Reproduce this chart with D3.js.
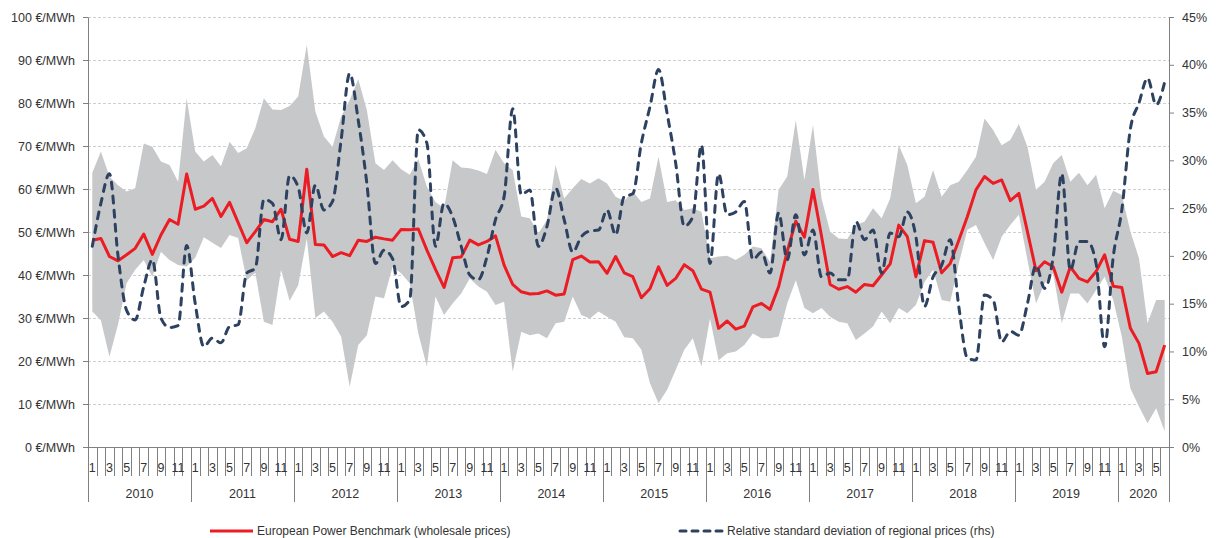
<!DOCTYPE html>
<html>
<head>
<meta charset="utf-8">
<script src="https://cdn.jsdelivr.net/npm/d3@7"></script>
<style>
  body { margin: 0; background: #fff; }
  svg { font-family: "Liberation Sans", Arial, sans-serif; }
  .axis text { fill: #333; font-size: 12.5px; }
  .axis path, .axis line { stroke: #808080; }
  .mlabel { opacity: 0.999; }
</style>
</head>
<body>
<div id="chart"></div>
<script>
// categories: monthly, Jan 2010 - Jun 2020
var years = [2010, 2011, 2012, 2013, 2014, 2015, 2016, 2017, 2018, 2019, 2020];
var monthsInYear = [12, 12, 12, 12, 12, 12, 12, 12, 12, 12, 6];
var monthLabels = ['1', '', '3', '', '5', '', '7', '', '9', '', '11', ''];

// European Power Benchmark (EUR/MWh)
var benchmark = [
  48.1, 48.5, 44.3, 43.3, 44.7, 46.2, 49.5, 44.8, 49.3, 52.9, 51.8, 63.5,
  55.3, 56.0, 57.8, 53.6, 56.9, 52.2, 47.5, 50.1, 52.9, 52.4, 55.3, 48.3,
  47.8, 64.6, 47.1, 47.0, 44.3, 45.2, 44.5, 48.1, 47.8, 48.8, 48.4, 48.1,
  50.6, 50.5, 50.7, 45.8, 41.3, 37.1, 44.0, 44.2, 48.1, 47.0, 47.8, 49.1,
  42.3, 37.8, 36.1, 35.6, 35.7, 36.3, 35.3, 35.6, 43.6, 44.4, 43.0, 43.1,
  40.4, 44.3, 40.5, 39.6, 34.7, 36.8, 41.9, 37.6, 39.2, 42.4, 41.0, 36.7,
  36.0, 27.6, 29.3, 27.4, 28.1, 32.6, 33.4, 32.0, 37.3, 45.5, 52.5, 48.8,
  59.9, 49.0, 37.8, 36.7, 37.3, 36.0, 37.8, 37.5, 40.0, 42.6, 51.6, 48.9,
  39.6, 48.0, 47.6, 40.5, 42.7, 48.1, 53.6, 59.8, 62.9, 61.3, 62.1, 57.3,
  59.0, 50.1, 41.0, 43.1, 41.9, 36.0, 41.9, 39.2, 38.4, 40.8, 44.7, 37.4,
  37.1, 27.6, 24.1, 17.1, 17.5, 23.7
];

// relative standard deviation of regional prices (%, rhs)
var relStdDev = [
  21.0, 25.5, 28.6, 20.0, 14.3, 13.3, 16.8, 19.6, 13.5, 12.5, 12.7, 21.1,
  15.0, 10.5, 11.4, 10.9, 12.6, 12.8, 18.2, 18.7, 25.9, 25.5, 21.7, 28.4,
  27.2, 22.4, 27.4, 24.8, 25.7, 32.1, 39.1, 34.2, 27.6, 19.2, 20.6, 19.7,
  14.7, 15.4, 33.2, 31.8, 21.0, 25.5, 24.1, 21.0, 18.0, 17.5, 19.9, 23.8,
  26.2, 35.4, 26.4, 26.9, 21.0, 23.1, 27.1, 23.8, 20.4, 22.0, 22.6, 22.7,
  24.8, 22.2, 26.2, 26.5, 31.8, 35.6, 39.5, 34.9, 29.7, 23.1, 24.1, 31.6,
  19.2, 28.6, 24.3, 24.6, 25.7, 19.6, 20.4, 18.2, 24.5, 19.6, 24.3, 20.1,
  22.7, 17.8, 18.2, 17.5, 17.5, 23.6, 21.7, 22.7, 18.2, 22.4, 22.0, 24.6,
  22.0, 14.7, 17.8, 19.0, 21.7, 14.7, 9.3, 9.1, 15.9, 15.4, 11.0, 12.1,
  11.7, 15.0, 19.0, 16.6, 19.9, 28.6, 18.5, 21.5, 21.5, 19.2, 10.5, 19.9,
  24.8, 33.3, 36.0, 38.6, 35.8, 38.2
];

// min / max of regional prices (grey band, EUR/MWh)
var rangeHigh = [
  63.8, 68.7, 62.9, 60.9, 59.4, 60.2, 70.6, 69.8, 66.4, 65.6, 61.7, 81.1,
  68.7, 66.4, 67.9, 65.3, 71.0, 68.4, 69.5, 74.1, 81.1, 78.5, 78.4, 79.3,
  81.5, 93.5, 78.0, 72.2, 69.8, 76.8, 80.7, 85.5, 78.4, 66.0, 64.4, 66.7,
  64.6, 63.3, 67.0, 60.5, 57.0, 55.5, 66.7, 65.0, 64.8, 64.3, 63.5, 69.1,
  66.0, 64.4, 53.6, 53.2, 49.7, 52.8, 65.6, 57.8, 60.2, 62.3, 61.3, 62.5,
  61.3, 58.2, 57.2, 59.4, 57.0, 57.8, 67.5, 57.0, 57.4, 55.1, 55.5, 54.7,
  43.9, 44.3, 44.5, 43.5, 44.7, 46.6, 46.2, 43.0, 59.8, 62.9, 76.0, 62.1,
  74.9, 57.8, 50.1, 48.5, 48.4, 51.6, 52.4, 55.5, 53.2, 57.8, 70.2, 65.6,
  56.7, 58.2, 64.4, 58.2, 60.9, 61.7, 64.4, 67.5, 76.4, 73.7, 70.2, 71.4,
  75.1, 69.8, 59.8, 61.7, 66.0, 67.9, 61.7, 63.8, 60.9, 63.3, 55.5, 59.6,
  58.6, 50.1, 43.9, 28.8, 34.2, 34.2
];
var rangeLow = [
  31.5, 29.5, 21.0, 28.5, 38.1, 41.2, 43.5, 39.6, 45.4, 43.5, 42.3, 42.0,
  44.0, 48.8, 47.5, 46.3, 49.3, 48.6, 38.8, 40.5, 29.1, 28.4, 41.2, 34.0,
  37.6, 48.5, 30.0, 31.5, 29.1, 25.7, 14.0, 23.7, 26.0, 35.0, 34.6, 41.9,
  40.4, 38.1, 26.4, 18.7, 35.0, 30.7, 33.4, 35.7, 39.2, 37.3, 36.1, 33.0,
  33.8, 17.5, 26.8, 26.0, 26.4, 25.3, 28.8, 29.1, 35.0, 30.7, 29.9, 31.5,
  30.3, 29.1, 25.5, 25.3, 22.6, 14.8, 10.2, 13.3, 17.9, 22.6, 25.3, 18.7,
  29.9, 20.2, 21.8, 22.2, 23.7, 26.4, 25.3, 25.3, 25.7, 33.4, 38.8, 32.3,
  31.1, 32.3, 30.3, 29.1, 28.8, 24.9, 26.4, 28.0, 31.5, 28.8, 32.3, 31.1,
  33.0, 38.4, 41.2, 34.2, 33.8, 42.7, 50.5, 51.6, 47.4, 43.5, 48.9, 51.6,
  54.0, 43.5, 33.4, 38.1, 40.4, 28.8, 35.7, 35.7, 33.4, 36.5, 39.6, 34.2,
  25.7, 13.6, 9.4, 5.5, 9.0, 3.6
];

var width = 1218,
  height = 538,
  margin = { left: 88, right: 49, top: 17, bottom: 91 },
  red = '#ec1c24',
  navy = '#2d4160',
  grey = '#c7c8ca';

// build month table from the categories
var months = [];
years.forEach(function(y, yi) {
  for (var m = 0; m < monthsInYear[yi]; m++) {
    months.push({ year: y, month: m, yi: yi });
  }
});
var data = months.map(function(d, i) {
  return { i: i, month: d.month, year: d.year, bench: benchmark[i], rsd: relStdDev[i], lo: rangeLow[i], hi: rangeHigh[i] };
});

var svg = d3.select('#chart').append('svg')
  .attr('width', width)
  .attr('height', height);

var x = d3.scaleBand()
  .domain(d3.range(data.length))
  .range([margin.left, width - margin.right])
  .padding(0);
var bw = x.bandwidth();
var cx = function(i) { return x(i) + bw / 2; };
var plotBottom = height - margin.bottom;

var yLeft = d3.scaleLinear().domain([0, 100]).range([plotBottom, margin.top]);
var yRight = d3.scaleLinear().domain([0, 45]).range([plotBottom, margin.top]);

// gridlines
svg.append('g').attr('class', 'grid')
  .selectAll('line')
  .data(d3.range(10, 101, 10))
  .enter().append('line')
    .attr('x1', margin.left)
    .attr('x2', width - margin.right)
    .attr('y1', function(d) { return yLeft(d) + 0.5; })
    .attr('y2', function(d) { return yLeft(d) + 0.5; })
    .attr('stroke', '#cfcfcf')
    .attr('stroke-dasharray', '3,2');

// grey band
var area = d3.area()
  .x(function(d) { return cx(d.i); })
  .y0(function(d) { return yLeft(d.lo); })
  .y1(function(d) { return yLeft(d.hi); });
svg.append('path')
  .datum(data)
  .attr('d', area)
  .attr('fill', grey);

// benchmark line
var benchLine = d3.line()
  .x(function(d) { return cx(d.i); })
  .y(function(d) { return yLeft(d.bench); });
svg.append('path')
  .datum(data)
  .attr('d', benchLine)
  .attr('fill', 'none')
  .attr('stroke', red)
  .attr('stroke-width', 3)
  .attr('stroke-linejoin', 'round');

// relative std dev (smoothed, dashed)
var rsdLine = d3.line()
  .x(function(d) { return cx(d.i); })
  .y(function(d) { return yRight(d.rsd); })
  .curve(d3.curveMonotoneX);
svg.append('path')
  .datum(data)
  .attr('d', rsdLine)
  .attr('fill', 'none')
  .attr('stroke', navy)
  .attr('stroke-width', 3)
  .attr('stroke-linecap', 'round')
  .attr('stroke-dasharray', '7,7');

// left axis
svg.append('g').attr('class', 'axis')
  .attr('transform', 'translate(' + margin.left + ',0)')
  .call(d3.axisLeft(yLeft)
    .tickValues(d3.range(0, 101, 10))
    .tickFormat(function(d) { return d + ' \u20ac/MWh'; })
    .tickSizeInner(5).tickSizeOuter(0).tickPadding(8));

// right axis
svg.append('g').attr('class', 'axis')
  .attr('transform', 'translate(' + (width - margin.right) + ',0)')
  .call(d3.axisRight(yRight)
    .tickValues(d3.range(0, 46, 5))
    .tickFormat(function(d) { return d + '%'; })
    .tickSizeInner(5).tickSizeOuter(0).tickPadding(8));

// bottom axis: month ticks, month labels, year separators
var xAxis = svg.append('g').attr('class', 'axis');
xAxis.append('line')
  .attr('x1', margin.left).attr('x2', width - margin.right)
  .attr('y1', plotBottom + 0.5).attr('y2', plotBottom + 0.5);

xAxis.selectAll('.mtick')
  .data(data)
  .enter().append('line')
    .attr('class', 'mtick')
    .attr('x1', function(d) { return Math.round(x(d.i)) + 0.5; })
    .attr('x2', function(d) { return Math.round(x(d.i)) + 0.5; })
    .attr('y1', plotBottom)
    .attr('y2', function(d) { return d.month === 0 ? plotBottom + 55 : plotBottom + 29; });

xAxis.append('line')
  .attr('x1', Math.round(width - margin.right) + 0.5)
  .attr('x2', Math.round(width - margin.right) + 0.5)
  .attr('y1', plotBottom).attr('y2', plotBottom + 55);

xAxis.selectAll('.mlabel')
  .data(data.filter(function(d) { return monthLabels[d.month] !== ''; }))
  .enter().append('text')
    .attr('class', 'mlabel')
    .attr('x', function(d) { return cx(d.i); })
    .attr('y', plotBottom + 25)
    .attr('text-anchor', 'middle')
    .text(function(d) { return monthLabels[d.month]; });

var yearStart = 0;
var yearSpans = years.map(function(y, yi) {
  var s = { year: y, start: yearStart, n: monthsInYear[yi] };
  yearStart += monthsInYear[yi];
  return s;
});
xAxis.selectAll('.ylabel')
  .data(yearSpans)
  .enter().append('text')
    .attr('class', 'ylabel')
    .attr('x', function(d) { return x(d.start) + d.n * bw / 2; })
    .attr('y', plotBottom + 51)
    .attr('text-anchor', 'middle')
    .text(function(d) { return d.year; });

// legend
var legend = svg.append('g')
  .attr('font-size', '12px')
  .attr('fill', '#333');
legend.append('line')
  .attr('x1', 210).attr('x2', 253).attr('y1', 531).attr('y2', 531)
  .attr('stroke', red).attr('stroke-width', 3);
legend.append('text')
  .attr('x', 257).attr('y', 535)
  .text('European Power Benchmark (wholesale prices)');
legend.append('line')
  .attr('x1', 680).attr('x2', 722).attr('y1', 531).attr('y2', 531)
  .attr('stroke', navy).attr('stroke-width', 3)
  .attr('stroke-linecap', 'round')
  .attr('stroke-dasharray', '6,6');
legend.append('text')
  .attr('x', 727).attr('y', 535)
  .text('Relative standard deviation of regional prices (rhs)');
</script>
</body>
</html>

◇ ◇ ◇ ◇

### WRITTEN PROBLEM
Each line above that holds the string "chart" should be copied and shown.

### RESULT OF THIS EXERCISE
Reproduce this chart with D3.js.
<div id="chart"></div>
var svg = d3.select('#chart').append('svg')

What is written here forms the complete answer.